Fine. Your beliefs are clearly worth more to you than measurement and certainty.

Is your earth bonding all up to current standards, BTW?
 
You are unbelievable...
So you think its not possible to use a multimeter to measure current then??...ill show you how if you like.

I have used a clamp meter but as i dont live under the same roof as my old man anymore i dont have easy access to it anymore, nor do i know if he still has it in any case.
When we lived under the same roof i would have said "I have a TV"...doesnt mean i owned the TV tho

OK i didnt realise the t-stat was removeable dry from its housing...i can take a look @ that.
I thought maybe it was wired internally and there may have been 2, one being lower than the other within.

the fact that both elements are heating would leave me to believe that they are both working independantly and each will just spit back a low resistance when measured...why is that such a huge assumption?
Marty
 
You are unbelievable.
Whether or not you believe me is irrelevant - you're the one with the electrical/heating problem, and I'm one of the people who knows how to fix it.

So you think its not possible to use a multimeter to measure current then?
I didn't say that. What I implied, perhaps not clearly enough, is that I expect the current range of your multimeter to be insufficient.

ill show you how if you like.
You could show me how to be a charlatan, but I have no interest in that.

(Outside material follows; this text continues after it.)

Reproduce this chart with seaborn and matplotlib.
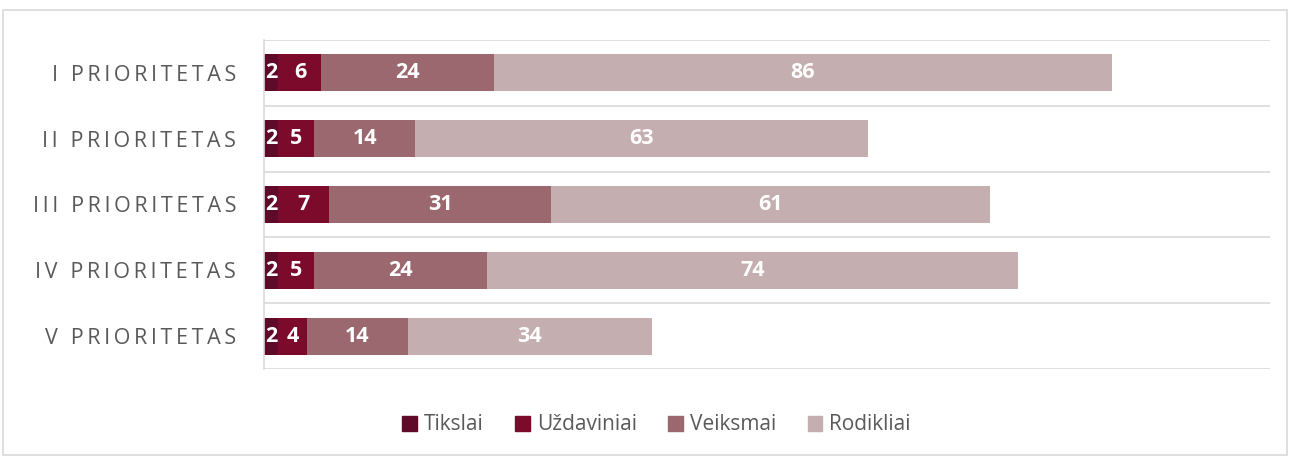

I have used a clamp meter but as i dont live under the same roof as my old man anymore i dont have easy access to it anymore, nor do i know if he still has it in any case.
When we lived under the same roof i would have said "I have a TV"...doesnt mean i owned the TV tho
Calm down. We already know that clarity isn't your strong suit.

the fact that both elements are heating would leave me to believe that they are both working independantly
If they're both working, be it independently or otherwise, then why did you create this topic?

...and each will just spit back a low resistance when measured...why is that such a huge assumption?
Any assumption is huge, and it's the fact that you're prepared to assume some things that are relevant and incredibly easy and quick to measure that sustains my belief that you were never a qualified engineer in any field.